Finalement, étant donné l’importante hétérogénéité des performances techniques selon les animaux, il convient avant tout d’adapter l’engraissement à chaque individu. Le choix des animaux à engraisser est d’autant plus important que ceux-ci sont âgés. C’est là où « l’œil de l’éleveur » prend tout son sens pour choisir un animal « typé viande » selon le passé de l’animal, ses antécédents sanitaires, ses bons aplombs… Globalement, il n’est pas intéressant économiquement de dépasser des durées d’engraissement de plus de cent jours, au risque de voir s’envoler les coûts alimentaires.


(1) En tonnes équivalent carcasse.
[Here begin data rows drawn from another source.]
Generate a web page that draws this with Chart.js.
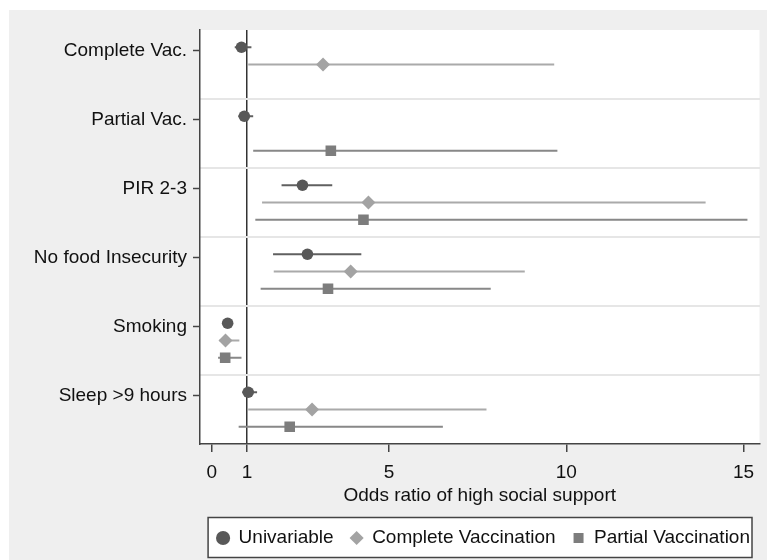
<!DOCTYPE html>
<html>
<head>
<meta charset="utf-8">
<title>Odds ratio of high social support</title>
<script src="https://cdn.jsdelivr.net/npm/chart.js@4"></script>
<style>
  html, body { margin: 0; padding: 0; background: #fff; }
  #wrap { position: absolute; left: 9px; top: 10px; width: 758px; height: 550px; background: #efefef; }
</style>
</head>
<body>
<div id="wrap"><canvas id="forest" width="758" height="550"></canvas></div>
<script>
// categories, top to bottom
const categories = ['Complete Vac.', 'Partial Vac.', 'PIR 2-3', 'No food Insecurity', 'Smoking', 'Sleep >9 hours'];

// odds ratios and 95% CI (null = not estimated)
const uniOR = [0.84, 0.92, 2.56, 2.70, 0.45, 1.03];
const uniLo = [0.65, 0.75, 1.97, 1.73, 0.40, 0.86];
const uniHi = [1.12, 1.17, 3.40, 4.22, 0.50, 1.28];

const compOR = [3.14, null, 4.42, 3.92, 0.39, 2.83];
const compLo = [1.03, null, 1.42, 1.75, 0.22, 1.03];
const compHi = [9.66, null, 13.93, 8.83, 0.78, 7.75];

const partOR = [null, 3.36, 4.28, 3.28, 0.38, 2.20];
const partLo = [null, 1.17, 1.23, 1.38, 0.18, 0.76];
const partHi = [null, 9.75, 15.11, 7.87, 0.84, 6.52];

const xTicks = [0, 1, 5, 10, 15];

// each category gets 4 slots on the y scale, series sit in slots 1..3
const slot = (i, k) => i * 4 + k;

function markerData(vals, k) {
    const out = [];
    vals.forEach((v, i) => { if (v !== null) out.push({ x: v, y: slot(i, k) }); });
    return out;
}

function ciData(lo, hi, k) {
    const out = [];
    lo.forEach((v, i) => {
        if (v === null) return;
        out.push({ x: v, y: slot(i, k) });
        out.push({ x: hi[i], y: slot(i, k) });
        out.push({ x: hi[i], y: null }); // break the line
    });
    return out;
}

const uniColor = '#585858', compColor = '#a3a3a3', partColor = '#7d7d7d';

const datasets = [
    { label: 'Univariable', data: markerData(uniOR, 1), pointStyle: 'circle', pointRadius: 5.8,
      backgroundColor: uniColor, borderColor: uniColor, borderWidth: 0 },
    { label: 'Complete Vaccination', data: markerData(compOR, 2), pointStyle: 'rectRot', pointRadius: 7,
      backgroundColor: compColor, borderColor: compColor, borderWidth: 0 },
    { label: 'Partial Vaccination', data: markerData(partOR, 3), pointStyle: 'rect', pointRadius: 7.5,
      backgroundColor: partColor, borderColor: partColor, borderWidth: 0 },
    { label: 'uni ci', data: ciData(uniLo, uniHi, 1), showLine: true, pointRadius: 0,
      borderColor: '#606060', borderWidth: 2 },
    { label: 'comp ci', data: ciData(compLo, compHi, 2), showLine: true, pointRadius: 0,
      borderColor: '#aaaaaa', borderWidth: 2 },
    { label: 'part ci', data: ciData(partLo, partHi, 3), showLine: true, pointRadius: 0,
      borderColor: '#888888', borderWidth: 2 }
];

// white plot region and a framed legend, like the Stata output
const framePlugin = {
    id: 'frame',
    beforeDraw(chart) {
        const { ctx, chartArea: a, legend } = chart;
        ctx.save();
        ctx.fillStyle = '#ffffff';
        ctx.fillRect(a.left, a.top, a.right - a.left, a.bottom - a.top);
        const hb = legend.legendHitBoxes;
        if (hb && hb.length) {
            const l = Math.min(...hb.map(b => b.left)) - 9;
            const r = Math.max(...hb.map(b => b.left + b.width)) + 2;
            const t = hb[0].top - 11, h = hb[0].height + 21;
            ctx.fillRect(l, t, r - l, h);
            ctx.strokeStyle = '#444444';
            ctx.lineWidth = 1.5;
            ctx.strokeRect(l, t, r - l, h);
        }
        ctx.restore();
    }
};

Chart.defaults.font.family = '"Liberation Sans", Arial, sans-serif';
Chart.defaults.font.size = 19;
Chart.defaults.color = '#111111';

new Chart(document.getElementById('forest'), {
    type: 'scatter',
    data: { datasets: datasets },
    plugins: [framePlugin],
    options: {
        responsive: false,
        animation: false,
        devicePixelRatio: 1,
        layout: { padding: { top: 20, left: 0, right: 0, bottom: 2.5 } },
        scales: {
            x: {
                type: 'linear',
                min: -0.33,
                max: 15.45,
                afterBuildTicks: s => { s.ticks = xTicks.map(v => ({ value: v })); },
                afterFit: s => { s.height = 67.5; },
                ticks: { autoSkip: false, maxRotation: 0, padding: 9, color: '#111111',
                         callback: v => String(v) },
                grid: {
                    drawOnChartArea: true,
                    color: c => (c.tick && c.tick.value === 1) ? '#333333' : 'rgba(0,0,0,0)',
                    lineWidth: 1.5,
                    tickColor: '#444444',
                    tickWidth: 1.5,
                    tickLength: 8
                },
                border: { display: true, color: '#444444', width: 1.5 },
                title: { display: true, text: 'Odds ratio of high social support',
                         color: '#111111', padding: { top: 0, bottom: 4.5 } }
            },
            y: {
                type: 'linear',
                position: 'left',
                reverse: true,
                min: 0,
                max: 24,
                afterBuildTicks: s => { s.ticks = categories.map((c, i) => ({ value: slot(i, 1.2) })); },
                afterFit: s => { s.width = 191; },
                ticks: { autoSkip: false, padding: 6, color: '#111111',
                         callback: (v, i) => categories[i] },
                grid: { drawOnChartArea: false, tickColor: '#444444', tickWidth: 1.5, tickLength: 7 },
                border: { display: true, color: '#444444', width: 1.5 }
            },
            sep: {
                type: 'linear',
                position: 'right',
                reverse: true,
                min: 0,
                max: 24,
                afterBuildTicks: s => { s.ticks = [4, 8, 12, 16, 20].map(v => ({ value: v })); },
                afterFit: s => { s.width = 7; },
                ticks: { display: false },
                grid: { drawTicks: false, color: '#e6e6e6', lineWidth: 2 },
                border: { display: false }
            }
        },
        plugins: {
            tooltip: { enabled: false },
            legend: {
                position: 'bottom',
                align: 'end',
                labels: {
                    usePointStyle: true,
                    boxWidth: 12,
                    boxHeight: 10,
                    padding: 17,
                    color: '#111111',
                    filter: item => item.datasetIndex < 3
                }
            }
        }
    }
});
</script>
</body>
</html>
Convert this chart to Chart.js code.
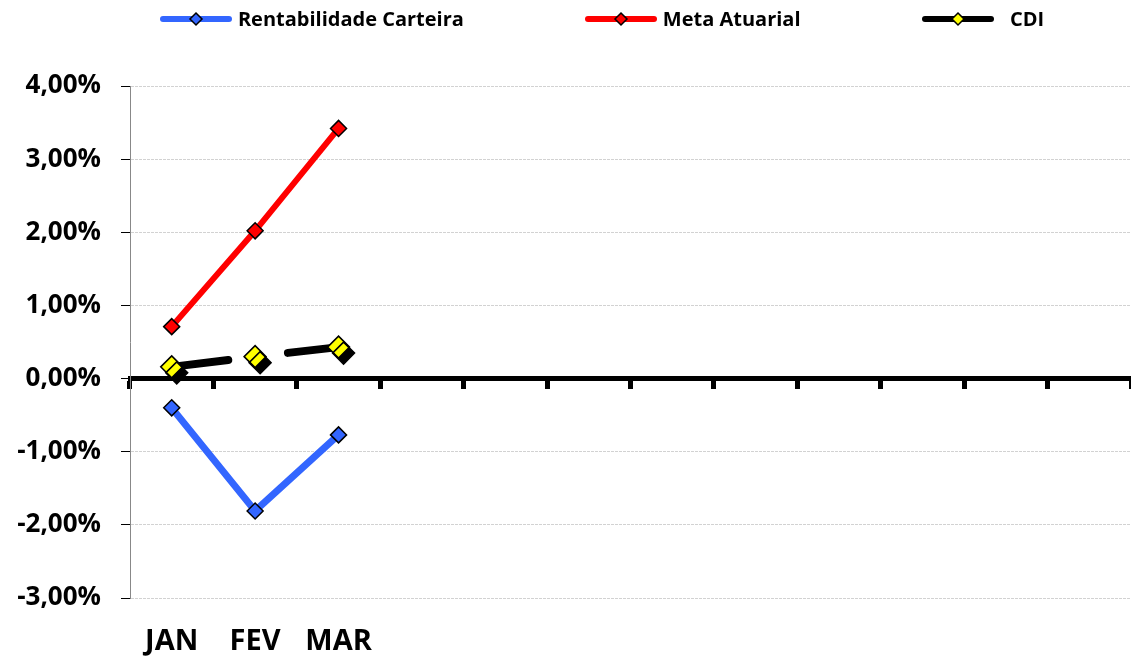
<!DOCTYPE html>
<html>
<head>
<meta charset="utf-8">
<script src="https://cdn.jsdelivr.net/npm/chart.js@4"></script>
<style>
  html, body { margin: 0; padding: 0; background: #fff; overflow: hidden; }
  #wrap { position: relative; width: 1131px; height: 657px; }
  #chart { display: block; }
  #legend {
    position: absolute; top: 5px; left: 72px; right: 0;
    display: flex; justify-content: center; gap: 120px;
    font: bold 20px "Open Sans", sans-serif; color: #000;
  }
  .item { display: flex; align-items: center; gap: 5px; }
</style>
</head>
<body>
<div id="wrap">
  <canvas id="chart" width="1131" height="657"></canvas>
  <div id="legend"></div>
</div>
<script>
const categories = ['JAN', 'FEV', 'MAR', '', '', '', '', '', '', '', '', ''];
const rentabilidade = [-0.40, -1.81, -0.77];
const metaAtuarial = [0.71, 2.02, 3.42];
const cdi = [0.16, 0.30, 0.43];
const yMin = -3, yMax = 4, yStep = 1;

const pct = v => v.toFixed(2).replace('.', ',') + '%';

// black drop shadow under the CDI markers only (not the line), like the Excel original
const cdiShadow = {
  id: 'cdiShadow',
  beforeDatasetDraw(chart, args) {
    if (args.index !== 2) return;
    const line = args.meta.dataset;
    if (line && !line._noShadow) {
      const orig = line.draw.bind(line);
      line.draw = (ctx, ...rest) => {
        ctx.save();
        ctx.shadowColor = 'rgba(0,0,0,0)';
        orig(ctx, ...rest);
        ctx.restore();
      };
      line._noShadow = true;
    }
    const ctx = chart.ctx;
    ctx.save();
    ctx.shadowColor = '#000';
    ctx.shadowOffsetX = 5;
    ctx.shadowOffsetY = 6;
    ctx.shadowBlur = 0;
  },
  afterDatasetDraw(chart, args) {
    if (args.index === 2) chart.ctx.restore();
  }
};

const datasets = [
  {
    label: 'Rentabilidade Carteira',
    data: rentabilidade,
    borderColor: '#3366ff',
    borderWidth: 7,
    pointStyle: 'rectRot',
    pointRadius: 8,
    pointBackgroundColor: '#3366ff',
    pointBorderColor: '#000',
    pointBorderWidth: 1.5
  },
  {
    label: 'Meta Atuarial',
    data: metaAtuarial,
    borderColor: '#ff0000',
    borderWidth: 6,
    pointStyle: 'rectRot',
    pointRadius: 8,
    pointBackgroundColor: '#ff0000',
    pointBorderColor: '#000',
    pointBorderWidth: 1.5
  },
  {
    label: 'CDI',
    data: cdi,
    borderColor: '#000',
    borderWidth: 8,
    pointStyle: 'rectRot',
    pointRadius: 11,
    pointBackgroundColor: '#ffff00',
    pointBorderColor: '#000',
    pointBorderWidth: 1.5,
    // the original line is broken around the FEV marker
    segment: {
      borderDash: c => c.p0DataIndex === 0 ? [57, 300] : [300, 33],
      borderDashOffset: c => c.p0DataIndex === 0 ? 0 : 300
    }
  }
];

const chart = new Chart(document.getElementById('chart'), {
  type: 'line',
  data: { labels: categories, datasets: datasets },
  plugins: [cdiShadow],
  options: {
    responsive: false,
    animation: false,
    layout: { autoPadding: false, padding: { top: 86, left: 0, right: 0, bottom: 0 } },
    plugins: {
      legend: { display: false },
      tooltip: { enabled: false }
    },
    elements: { line: { tension: 0, borderCapStyle: 'round' } },
    scales: {
      x: {
        position: 'bottom',
        offset: true,
        grid: { display: false },
        border: { display: false },
        ticks: {
          color: '#000',
          padding: 18,
          maxRotation: 0,
          autoSkip: false,
          font: { family: 'Open Sans', weight: 'bold', size: 29 }
        },
        afterFit(scale) { scale.height = 59; }
      },
      x0: {
        type: 'category',
        labels: categories,
        position: { y: 0 },
        offset: true,
        grid: {
          offset: true,
          drawOnChartArea: false,
          drawTicks: true,
          tickLength: 8,
          tickWidth: 5,
          tickColor: '#000'
        },
        border: { color: '#000', width: 5 },
        ticks: { display: false }
      },
      y: {
        min: yMin,
        max: yMax,
        ticks: {
          stepSize: yStep,
          color: '#000',
          padding: 20,
          callback: v => pct(v),
          font: { family: 'Open Sans', weight: 'bold', size: 26 }
        },
        grid: {
          color: '#d2d2d2',
          lineWidth: 1,
          tickColor: '#000',
          tickLength: 9,
          tickBorderDash: []
        },
        border: { color: '#888', width: 1, dash: [3, 1] },
        afterFit(scale) { scale.width = 130; }
      }
    }
  }
});

// legend: line + diamond marker, built from the datasets
const legend = document.getElementById('legend');
datasets.forEach(ds => {
  const item = document.createElement('div');
  item.className = 'item';
  const c = document.createElement('canvas');
  c.width = 74; c.height = 16;
  const g = c.getContext('2d');
  g.strokeStyle = ds.borderColor;
  g.lineWidth = 6;
  g.lineCap = 'round';
  g.beginPath(); g.moveTo(4, 8); g.lineTo(70, 8); g.stroke();
  g.fillStyle = ds.pointBackgroundColor;
  g.strokeStyle = '#000';
  g.lineWidth = 1.5;
  g.beginPath(); g.moveTo(37, 2); g.lineTo(43, 8); g.lineTo(37, 14); g.lineTo(31, 8); g.closePath();
  g.fill(); g.stroke();
  const t = document.createElement('span');
  t.textContent = (ds.label === 'CDI' ? '\u00a0\u00a0' : '') + ds.label;
  item.appendChild(c);
  item.appendChild(t);
  legend.appendChild(item);
});
</script>
</body>
</html>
Données GEB IDELE.
(2) Essai réalisé en partenariat avec l’OIER des Bordes, organisme inter-établissements du réseau chambres d’Agriculture.
(3) UFV (unité fourragère viande) : quantité d’énergie nette absorbable lors de l’engraissement d’un ruminant.
1 UFV = 1820 kcal. PDIN : Protéines digestibles dans l’intestin grêle permises par l’azote apporté par l’aliment.
PDIE : protéines digestibles dans l’Intestin grêle permises par l’énergie apportée par l’aliment.